En 2019, le taux d’encadrement moyen de salariés par résident était inférieur à ceux du secteur.

Enfin, les soins, l’attention et la nourriture accordés aux résidents sont insuffisants dans un grand nombre d’établissements. En 2019, le taux d’encadrement moyen de salariés par résident était inférieur à ceux du secteur. Si bien que dans cinq Ehpad contrôlés par l’IGAS, les aides-soignantes ont entre cinquante minutes et une heure vingt par jour à consacrer à chaque pensionnaire et de quinze à vingt-quatre minutes pour la toilette.

La mission a également relevé des déficits spécifiques dans les repas des résidents. « Les grammages utilisés par les cuisiniers sont significativement en deçà des références pour les aliments protéiques (viande, œuf, poisson) et les féculents », indique le rapport, qui compare ces portions avec les recommandations du Groupement d’étude des marchés de restauration collective et de nutrition, qui fait office de guide pratique pour les repas dans les collectivités à vocation sociale.
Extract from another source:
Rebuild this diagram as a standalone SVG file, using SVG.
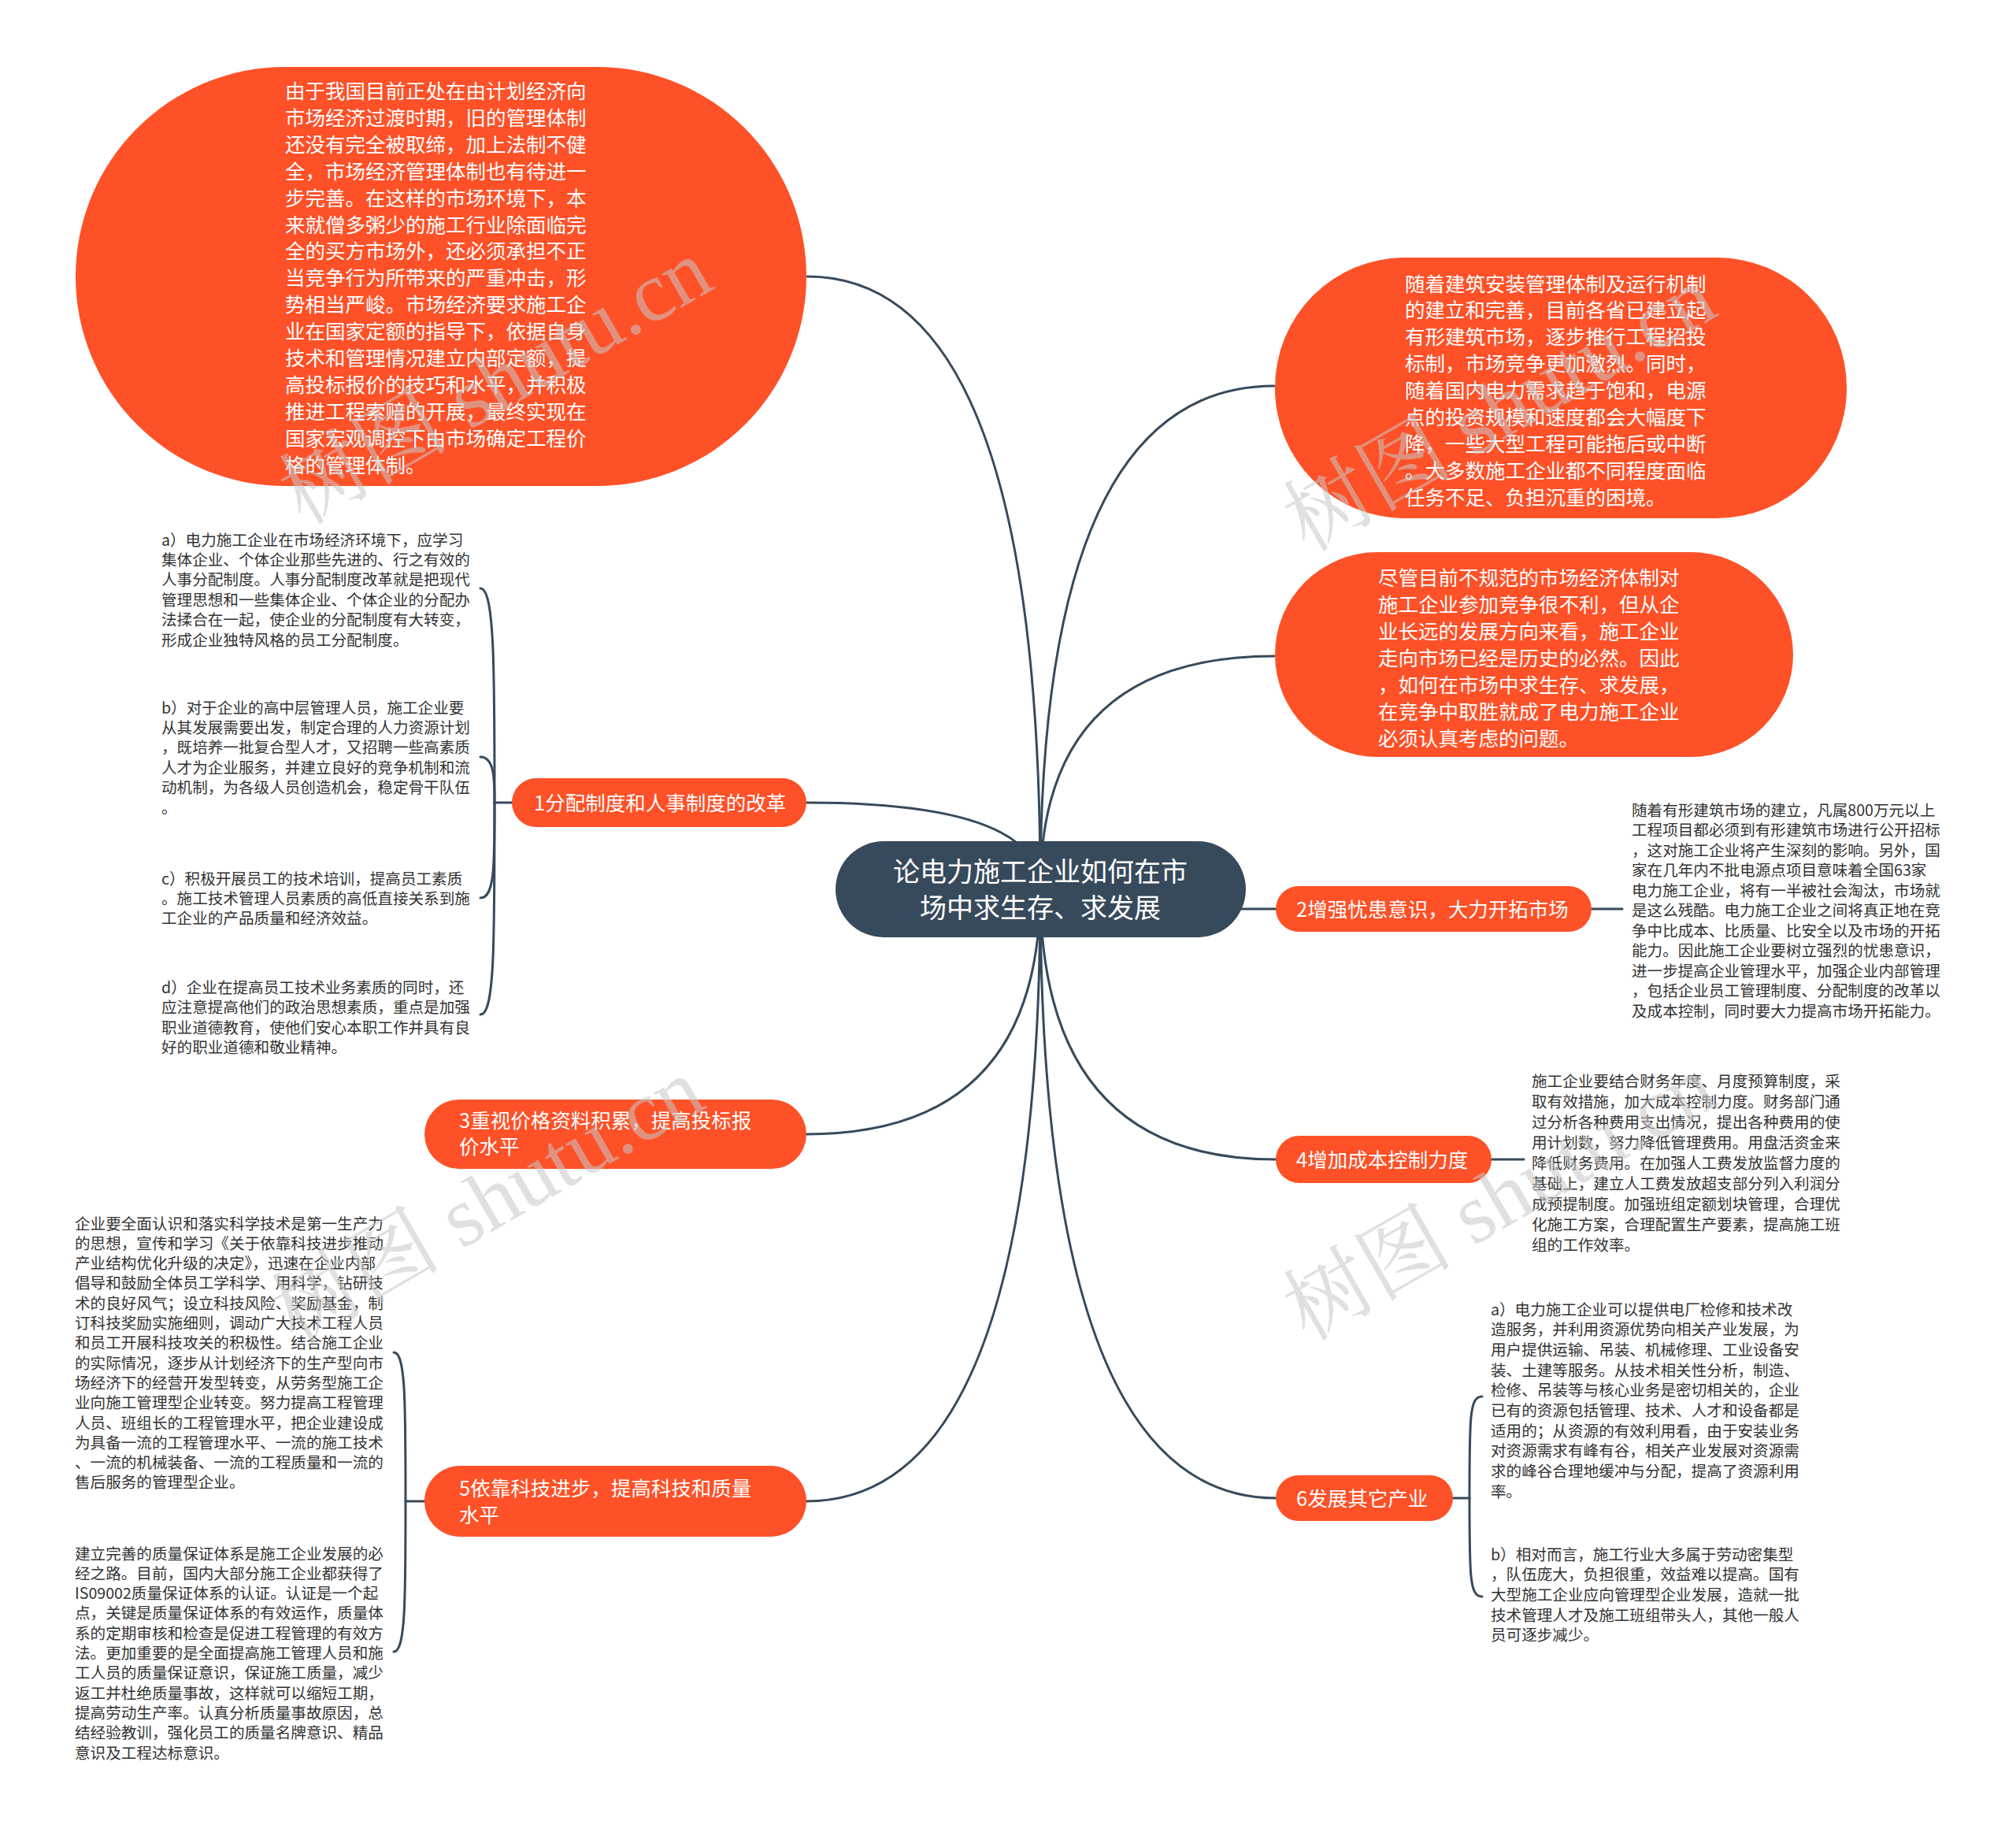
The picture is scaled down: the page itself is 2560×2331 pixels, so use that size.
<svg xmlns="http://www.w3.org/2000/svg" width="2560" height="2331" viewBox="0 0 2560 2331">
<style>
.bg{fill:#ffffff}
.org{fill:#FE5128}
.ctr{fill:#374A5B}
.ln{fill:none;stroke:#374A5B;stroke-width:3;stroke-linecap:round}
.big{font-family:"Noto Sans CJK SC","Noto Sans",sans-serif;font-size:25.5px;fill:#ffffff}
.ctt{font-family:"Noto Sans CJK SC","Noto Sans",sans-serif;font-size:34px;fill:#ffffff;text-anchor:middle}
.det{font-family:"Noto Sans CJK SC","Noto Sans",sans-serif;font-size:19.6px;fill:#333333}
.wm{font-family:"Liberation Serif","Noto Serif CJK SC","Noto Sans CJK SC",serif;font-size:108px;fill:#c8c8c8;opacity:0.55}
</style>
<rect class="bg" x="0" y="0" width="2560" height="2331"/>
<g id="connectors">
<path class="ln" d="M1025 351 Q1321 351 1321 1128"/>
<path class="ln" d="M1024 1019 Q1321 1019 1321 1128"/>
<path class="ln" d="M1618 490 Q1321 490 1321 1128"/>
<path class="ln" d="M1618 833 Q1321 833 1321 1128"/>
<path class="ln" d="M1024 1440 Q1321 1440 1321 1128"/>
<path class="ln" d="M1024 1906 Q1321 1906 1321 1128"/>
<path class="ln" d="M1620 1472 Q1321 1472 1321 1128"/>
<path class="ln" d="M1620 1902 Q1321 1902 1321 1128"/>
<path class="ln" d="M1500 1154 L1620 1154"/>
<path class="ln" d="M2021 1154 L2060 1154"/>
<path class="ln" d="M1894 1472 L1935 1472"/>
<path class="ln" d="M650 1019 L628 1019"/>
<path class="ln" d="M628 1019 C628 850 628 747 610 747"/>
<path class="ln" d="M628 1019 C628 990 628 961 610 961"/>
<path class="ln" d="M628 1019 C628 1100 628 1140 610 1140"/>
<path class="ln" d="M628 1019 C628 1200 628 1288 610 1288"/>
<path class="ln" d="M539 1906 L515 1906"/>
<path class="ln" d="M515 1906 C515 1780 515 1717 500 1717"/>
<path class="ln" d="M515 1906 C515 2030 515 2097 500 2097"/>
<path class="ln" d="M1845 1902 L1866 1902"/>
<path class="ln" d="M1866 1902 C1866 1800 1866 1773 1882 1773"/>
<path class="ln" d="M1866 1902 C1866 2000 1866 2027 1882 2027"/>
</g>
<g id="n-center">
<rect class="ctr" x="1061" y="1068" width="521" height="122" rx="61"/>
<text class="ctt"><tspan x="1321" y="1119">论电力施工企业如何在市</tspan><tspan x="1321" y="1165">场中求生存、求发展</tspan></text>
</g>
<g id="n-topleft">
<rect class="org" x="96" y="85" width="928" height="532" rx="266"/>
<text class="big"><tspan x="362" y="125">由于我国目前正处在由计划经济向</tspan><tspan x="362" y="158.9">市场经济过渡时期，旧的管理体制</tspan><tspan x="362" y="192.8">还没有完全被取缔，加上法制不健</tspan><tspan x="362" y="226.7">全，市场经济管理体制也有待进一</tspan><tspan x="362" y="260.6">步完善。在这样的市场环境下，本</tspan><tspan x="362" y="294.5">来就僧多粥少的施工行业除面临完</tspan><tspan x="362" y="328.4">全的买方市场外，还必须承担不正</tspan><tspan x="362" y="362.3">当竞争行为所带来的严重冲击，形</tspan><tspan x="362" y="396.2">势相当严峻。市场经济要求施工企</tspan><tspan x="362" y="430.1">业在国家定额的指导下，依据自身</tspan><tspan x="362" y="464">技术和管理情况建立内部定额，提</tspan><tspan x="362" y="497.9">高投标报价的技巧和水平，并积极</tspan><tspan x="362" y="531.8">推进工程索赔的开展，最终实现在</tspan><tspan x="362" y="565.7">国家宏观调控下由市场确定工程价</tspan><tspan x="362" y="599.6">格的管理体制。</tspan></text>
</g>
<g id="n-topright1">
<rect class="org" x="1619" y="327" width="726" height="331" rx="165"/>
<text class="big"><tspan x="1784" y="369.5">随着建筑安装管理体制及运行机制</tspan><tspan x="1784" y="403.4">的建立和完善，目前各省已建立起</tspan><tspan x="1784" y="437.3">有形建筑市场，逐步推行工程招投</tspan><tspan x="1784" y="471.2">标制，市场竞争更加激烈。同时，</tspan><tspan x="1784" y="505.1">随着国内电力需求趋于饱和，电源</tspan><tspan x="1784" y="539">点的投资规模和速度都会大幅度下</tspan><tspan x="1784" y="572.9">降，一些大型工程可能拖后或中断</tspan><tspan x="1784" y="606.8">。大多数施工企业都不同程度面临</tspan><tspan x="1784" y="640.7">任务不足、负担沉重的困境。</tspan></text>
</g>
<g id="n-topright2">
<rect class="org" x="1619" y="701" width="658" height="260" rx="130"/>
<text class="big"><tspan x="1750" y="742.5">尽管目前不规范的市场经济体制对</tspan><tspan x="1750" y="776.5">施工企业参加竞争很不利，但从企</tspan><tspan x="1750" y="810.5">业长远的发展方向来看，施工企业</tspan><tspan x="1750" y="844.5">走向市场已经是历史的必然。因此</tspan><tspan x="1750" y="878.5">，如何在市场中求生存、求发展，</tspan><tspan x="1750" y="912.5">在竞争中取胜就成了电力施工企业</tspan><tspan x="1750" y="946.5">必须认真考虑的问题。</tspan></text>
</g>
<g id="n1">
<rect class="org" x="650" y="988" width="374" height="62" rx="31"/>
<text class="big" x="678" y="1028.5">1分配制度和人事制度的改革</text>
</g>
<g id="n1a"><text class="det"><tspan x="205" y="692.5">a）电力施工企业在市场经济环境下，应学习</tspan><tspan x="205" y="717.9">集体企业、个体企业那些先进的、行之有效的</tspan><tspan x="205" y="743.3">人事分配制度。人事分配制度改革就是把现代</tspan><tspan x="205" y="768.7">管理思想和一些集体企业、个体企业的分配办</tspan><tspan x="205" y="794.1">法揉合在一起，使企业的分配制度有大转变，</tspan><tspan x="205" y="819.5">形成企业独特风格的员工分配制度。</tspan></text></g>
<g id="n1b"><text class="det"><tspan x="205" y="905.5">b）对于企业的高中层管理人员，施工企业要</tspan><tspan x="205" y="930.9">从其发展需要出发，制定合理的人力资源计划</tspan><tspan x="205" y="956.3">，既培养一批复合型人才，又招聘一些高素质</tspan><tspan x="205" y="981.7">人才为企业服务，并建立良好的竞争机制和流</tspan><tspan x="205" y="1007.1">动机制，为各级人员创造机会，稳定骨干队伍</tspan><tspan x="205" y="1032.5">。</tspan></text></g>
<g id="n1c"><text class="det"><tspan x="205" y="1122.5">c）积极开展员工的技术培训，提高员工素质</tspan><tspan x="205" y="1147.9">。施工技术管理人员素质的高低直接关系到施</tspan><tspan x="205" y="1173.3">工企业的产品质量和经济效益。</tspan></text></g>
<g id="n1d"><text class="det"><tspan x="205" y="1261">d）企业在提高员工技术业务素质的同时，还</tspan><tspan x="205" y="1286.4">应注意提高他们的政治思想素质，重点是加强</tspan><tspan x="205" y="1311.8">职业道德教育，使他们安心本职工作并具有良</tspan><tspan x="205" y="1337.2">好的职业道德和敬业精神。</tspan></text></g>
<g id="n2">
<rect class="org" x="1620" y="1125" width="401" height="58" rx="29"/>
<text class="big" x="1646" y="1163.5">2增强忧患意识，大力开拓市场</text>
</g>
<g id="n2a"><text class="det"><tspan x="2072" y="1035.5">随着有形建筑市场的建立，凡属800万元以上</tspan><tspan x="2072" y="1061">工程项目都必须到有形建筑市场进行公开招标</tspan><tspan x="2072" y="1086.5">，这对施工企业将产生深刻的影响。另外，国</tspan><tspan x="2072" y="1112">家在几年内不批电源点项目意味着全国63家</tspan><tspan x="2072" y="1137.5">电力施工企业，将有一半被社会淘汰，市场就</tspan><tspan x="2072" y="1163">是这么残酷。电力施工企业之间将真正地在竞</tspan><tspan x="2072" y="1188.5">争中比成本、比质量、比安全以及市场的开拓</tspan><tspan x="2072" y="1214">能力。因此施工企业要树立强烈的忧患意识，</tspan><tspan x="2072" y="1239.5">进一步提高企业管理水平，加强企业内部管理</tspan><tspan x="2072" y="1265">，包括企业员工管理制度、分配制度的改革以</tspan><tspan x="2072" y="1290.5">及成本控制，同时要大力提高市场开拓能力。</tspan></text></g>
<g id="n3">
<rect class="org" x="539" y="1396" width="485" height="88" rx="44"/>
<text class="big"><tspan x="583" y="1431.5">3重视价格资料积累，提高投标报</tspan><tspan x="583" y="1465">价水平</tspan></text>
</g>
<g id="n4">
<rect class="org" x="1620" y="1442" width="274" height="60" rx="30"/>
<text class="big" x="1646" y="1481.5">4增加成本控制力度</text>
</g>
<g id="n4a"><text class="det"><tspan x="1945" y="1379.5">施工企业要结合财务年度、月度预算制度，采</tspan><tspan x="1945" y="1405.5">取有效措施，加大成本控制力度。财务部门通</tspan><tspan x="1945" y="1431.5">过分析各种费用支出情况，提出各种费用的使</tspan><tspan x="1945" y="1457.5">用计划数，努力降低管理费用。用盘活资金来</tspan><tspan x="1945" y="1483.5">降低财务费用。在加强人工费发放监督力度的</tspan><tspan x="1945" y="1509.5">基础上，建立人工费发放超支部分列入利润分</tspan><tspan x="1945" y="1535.5">成预提制度。加强班组定额划块管理，合理优</tspan><tspan x="1945" y="1561.5">化施工方案，合理配置生产要素，提高施工班</tspan><tspan x="1945" y="1587.5">组的工作效率。</tspan></text></g>
<g id="n5">
<rect class="org" x="539" y="1861" width="485" height="90" rx="45"/>
<text class="big"><tspan x="583" y="1898.5">5依靠科技进步，提高科技和质量</tspan><tspan x="583" y="1932.5">水平</tspan></text>
</g>
<g id="n5a"><text class="det"><tspan x="95" y="1560.5">企业要全面认识和落实科学技术是第一生产力</tspan><tspan x="95" y="1585.8">的思想，宣传和学习《关于依靠科技进步推动</tspan><tspan x="95" y="1611.1">产业结构优化升级的决定》，迅速在企业内部</tspan><tspan x="95" y="1636.4">倡导和鼓励全体员工学科学、用科学，钻研技</tspan><tspan x="95" y="1661.7">术的良好风气；设立科技风险、奖励基金，制</tspan><tspan x="95" y="1687">订科技奖励实施细则，调动广大技术工程人员</tspan><tspan x="95" y="1712.3">和员工开展科技攻关的积极性。结合施工企业</tspan><tspan x="95" y="1737.6">的实际情况，逐步从计划经济下的生产型向市</tspan><tspan x="95" y="1762.9">场经济下的经营开发型转变，从劳务型施工企</tspan><tspan x="95" y="1788.2">业向施工管理型企业转变。努力提高工程管理</tspan><tspan x="95" y="1813.5">人员、班组长的工程管理水平，把企业建设成</tspan><tspan x="95" y="1838.8">为具备一流的工程管理水平、一流的施工技术</tspan><tspan x="95" y="1864.1">、一流的机械装备、一流的工程质量和一流的</tspan><tspan x="95" y="1889.4">售后服务的管理型企业。</tspan></text></g>
<g id="n5b"><text class="det"><tspan x="95" y="1979.5">建立完善的质量保证体系是施工企业发展的必</tspan><tspan x="95" y="2004.8">经之路。目前，国内大部分施工企业都获得了</tspan><tspan x="95" y="2030.1">IS09002质量保证体系的认证。认证是一个起</tspan><tspan x="95" y="2055.4">点，关键是质量保证体系的有效运作，质量体</tspan><tspan x="95" y="2080.7">系的定期审核和检查是促进工程管理的有效方</tspan><tspan x="95" y="2106">法。更加重要的是全面提高施工管理人员和施</tspan><tspan x="95" y="2131.3">工人员的质量保证意识，保证施工质量，减少</tspan><tspan x="95" y="2156.6">返工并杜绝质量事故，这样就可以缩短工期，</tspan><tspan x="95" y="2181.9">提高劳动生产率。认真分析质量事故原因，总</tspan><tspan x="95" y="2207.2">结经验教训，强化员工的质量名牌意识、精品</tspan><tspan x="95" y="2232.5">意识及工程达标意识。</tspan></text></g>
<g id="n6">
<rect class="org" x="1620" y="1873" width="225" height="58" rx="29"/>
<text class="big" x="1646" y="1911.5">6发展其它产业</text>
</g>
<g id="n6a"><text class="det"><tspan x="1893" y="1669.5">a）电力施工企业可以提供电厂检修和技术改</tspan><tspan x="1893" y="1695.2">造服务，并利用资源优势向相关产业发展，为</tspan><tspan x="1893" y="1720.9">用户提供运输、吊装、机械修理、工业设备安</tspan><tspan x="1893" y="1746.6">装、土建等服务。从技术相关性分析，制造、</tspan><tspan x="1893" y="1772.3">检修、吊装等与核心业务是密切相关的，企业</tspan><tspan x="1893" y="1798">已有的资源包括管理、技术、人才和设备都是</tspan><tspan x="1893" y="1823.7">适用的；从资源的有效利用看，由于安装业务</tspan><tspan x="1893" y="1849.4">对资源需求有峰有谷，相关产业发展对资源需</tspan><tspan x="1893" y="1875.1">求的峰谷合理地缓冲与分配，提高了资源利用</tspan><tspan x="1893" y="1900.8">率。</tspan></text></g>
<g id="n6b"><text class="det"><tspan x="1893" y="1980.5">b）相对而言，施工行业大多属于劳动密集型</tspan><tspan x="1893" y="2006.2">，队伍庞大，负担很重，效益难以提高。国有</tspan><tspan x="1893" y="2031.9">大型施工企业应向管理型企业发展，造就一批</tspan><tspan x="1893" y="2057.6">技术管理人才及施工班组带头人，其他一般人</tspan><tspan x="1893" y="2083.3">员可逐步减少。</tspan></text></g>
<g id="watermarks">
<text class="wm" transform="translate(385 668) rotate(-30)">树图 shutu.cn</text>
<text class="wm" transform="translate(1660 702) rotate(-30)">树图 shutu.cn</text>
<text class="wm" transform="translate(375 1708) rotate(-30)">树图 shutu.cn</text>
<text class="wm" transform="translate(1660 1704) rotate(-30)">树图 shutu.cn</text>
</g>
</svg>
Lundi 4 avril, 80 plaintes de proches de résidents des Ehpad d’Orpea ont été déposées auprès du parquet de Nanterre pour « mise en danger de la vie d’autrui, non-assistance à personne en danger » et « homicide involontaire », pour les faits les plus graves.

Les commissaires aux comptes ont refusé de rencontrer des inspecteurs de l’IGF
C’est une des révélations inattendues du rapport d’enquête sur Orpea, commandé aux inspections générales des finances (IGF) et des affaires sociales (Igas), publié mardi 5 avril par le gouvernement. Questionnés sur des sujets « touchant à la transparence financière vis-à-vis des tutelles comme des actionnaires », les commissaires aux comptes chargés de certifier les comptes du groupe Orpea « se sont prévalus de leur secret professionnel pour refuser de rencontrer les membres de l’IGF chargés de ces points d’investigation », signale la synthèse du rapport. Ils ont en revanche accepté de rencontrer les membres de l’IGAS. Selon le dernier rapport financier d’Orpea disponible, publié en octobre 2021, les commissaires aux comptes du groupe privé sont les cabinets Deloitte & Associés et Saint-Honoré BK&A. Interrogés par Le Monde, ils n’ont pas souhaité faire de commentaires.